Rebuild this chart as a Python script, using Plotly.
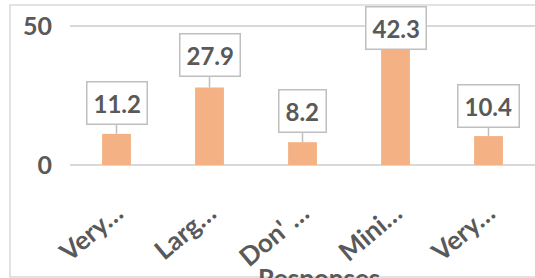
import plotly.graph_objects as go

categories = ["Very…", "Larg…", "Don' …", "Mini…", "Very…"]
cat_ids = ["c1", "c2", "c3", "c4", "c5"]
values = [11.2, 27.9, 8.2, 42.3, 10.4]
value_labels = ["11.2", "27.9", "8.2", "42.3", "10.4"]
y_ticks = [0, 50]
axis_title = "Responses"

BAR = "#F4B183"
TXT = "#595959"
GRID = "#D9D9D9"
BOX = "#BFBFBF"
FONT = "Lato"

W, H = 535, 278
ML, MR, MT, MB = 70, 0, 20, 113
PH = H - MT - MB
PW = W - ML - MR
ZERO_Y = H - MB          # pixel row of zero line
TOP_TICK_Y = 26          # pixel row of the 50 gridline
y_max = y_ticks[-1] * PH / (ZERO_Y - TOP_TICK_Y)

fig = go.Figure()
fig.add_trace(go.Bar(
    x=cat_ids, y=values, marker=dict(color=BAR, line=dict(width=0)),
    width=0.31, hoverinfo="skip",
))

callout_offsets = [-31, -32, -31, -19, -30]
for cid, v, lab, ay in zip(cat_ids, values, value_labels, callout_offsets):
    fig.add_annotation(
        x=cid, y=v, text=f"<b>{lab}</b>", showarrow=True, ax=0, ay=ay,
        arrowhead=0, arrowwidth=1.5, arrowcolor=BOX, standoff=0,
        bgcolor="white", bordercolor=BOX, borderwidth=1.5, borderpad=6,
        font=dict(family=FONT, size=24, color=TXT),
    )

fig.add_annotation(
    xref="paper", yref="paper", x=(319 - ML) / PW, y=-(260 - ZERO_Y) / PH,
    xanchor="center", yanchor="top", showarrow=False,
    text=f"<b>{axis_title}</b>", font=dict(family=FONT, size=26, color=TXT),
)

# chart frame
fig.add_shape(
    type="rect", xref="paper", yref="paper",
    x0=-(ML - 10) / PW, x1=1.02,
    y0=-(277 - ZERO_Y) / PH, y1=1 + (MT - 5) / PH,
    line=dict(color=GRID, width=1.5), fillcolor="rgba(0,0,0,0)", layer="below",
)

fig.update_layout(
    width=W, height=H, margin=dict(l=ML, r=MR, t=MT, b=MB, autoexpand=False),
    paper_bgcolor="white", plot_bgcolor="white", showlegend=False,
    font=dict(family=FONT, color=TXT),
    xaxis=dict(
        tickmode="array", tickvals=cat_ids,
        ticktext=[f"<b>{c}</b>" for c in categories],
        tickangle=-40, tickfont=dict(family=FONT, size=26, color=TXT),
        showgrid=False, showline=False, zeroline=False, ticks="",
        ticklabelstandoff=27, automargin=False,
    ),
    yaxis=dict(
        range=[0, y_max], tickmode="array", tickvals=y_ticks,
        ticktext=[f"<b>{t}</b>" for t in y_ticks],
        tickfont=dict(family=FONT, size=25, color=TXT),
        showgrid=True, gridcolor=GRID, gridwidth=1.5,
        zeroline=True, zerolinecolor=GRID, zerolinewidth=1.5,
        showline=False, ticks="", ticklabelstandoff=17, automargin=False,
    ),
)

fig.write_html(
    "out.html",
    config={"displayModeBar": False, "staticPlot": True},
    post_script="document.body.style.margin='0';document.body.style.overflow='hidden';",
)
• • • • • • •
▶ What is asked: Give an exact reproduction of every line, leaving out any picture.

▶ Result of the exercise:
Rebuild this chart as a Python script, using Plotly.
import plotly.graph_objects as go

categories = ["Very…", "Larg…", "Don' …", "Mini…", "Very…"]
cat_ids = ["c1", "c2", "c3", "c4", "c5"]
values = [11.2, 27.9, 8.2, 42.3, 10.4]
value_labels = ["11.2", "27.9", "8.2", "42.3", "10.4"]
y_ticks = [0, 50]
axis_title = "Responses"

BAR = "#F4B183"
TXT = "#595959"
GRID = "#D9D9D9"
BOX = "#BFBFBF"
FONT = "Lato"

W, H = 535, 278
ML, MR, MT, MB = 70, 0, 20, 113
PH = H - MT - MB
PW = W - ML - MR
ZERO_Y = H - MB          # pixel row of zero line
TOP_TICK_Y = 26          # pixel row of the 50 gridline
y_max = y_ticks[-1] * PH / (ZERO_Y - TOP_TICK_Y)

fig = go.Figure()
fig.add_trace(go.Bar(
    x=cat_ids, y=values, marker=dict(color=BAR, line=dict(width=0)),
    width=0.31, hoverinfo="skip",
))

callout_offsets = [-31, -32, -31, -19, -30]
for cid, v, lab, ay in zip(cat_ids, values, value_labels, callout_offsets):
    fig.add_annotation(
        x=cid, y=v, text=f"<b>{lab}</b>", showarrow=True, ax=0, ay=ay,
        arrowhead=0, arrowwidth=1.5, arrowcolor=BOX, standoff=0,
        bgcolor="white", bordercolor=BOX, borderwidth=1.5, borderpad=6,
        font=dict(family=FONT, size=24, color=TXT),
    )

fig.add_annotation(
    xref="paper", yref="paper", x=(319 - ML) / PW, y=-(260 - ZERO_Y) / PH,
    xanchor="center", yanchor="top", showarrow=False,
    text=f"<b>{axis_title}</b>", font=dict(family=FONT, size=26, color=TXT),
)

# chart frame
fig.add_shape(
    type="rect", xref="paper", yref="paper",
    x0=-(ML - 10) / PW, x1=1.02,
    y0=-(277 - ZERO_Y) / PH, y1=1 + (MT - 5) / PH,
    line=dict(color=GRID, width=1.5), fillcolor="rgba(0,0,0,0)", layer="below",
)

fig.update_layout(
    width=W, height=H, margin=dict(l=ML, r=MR, t=MT, b=MB, autoexpand=False),
    paper_bgcolor="white", plot_bgcolor="white", showlegend=False,
    font=dict(family=FONT, color=TXT),
    xaxis=dict(
        tickmode="array", tickvals=cat_ids,
        ticktext=[f"<b>{c}</b>" for c in categories],
        tickangle=-40, tickfont=dict(family=FONT, size=26, color=TXT),
        showgrid=False, showline=False, zeroline=False, ticks="",
        ticklabelstandoff=27, automargin=False,
    ),
    yaxis=dict(
        range=[0, y_max], tickmode="array", tickvals=y_ticks,
        ticktext=[f"<b>{t}</b>" for t in y_ticks],
        tickfont=dict(family=FONT, size=25, color=TXT),
        showgrid=True, gridcolor=GRID, gridwidth=1.5,
        zeroline=True, zerolinecolor=GRID, zerolinewidth=1.5,
        showline=False, ticks="", ticklabelstandoff=17, automargin=False,
    ),
)

fig.write_html(
    "out.html",
    config={"displayModeBar": False, "staticPlot": True},
    post_script="document.body.style.margin='0';document.body.style.overflow='hidden';",
)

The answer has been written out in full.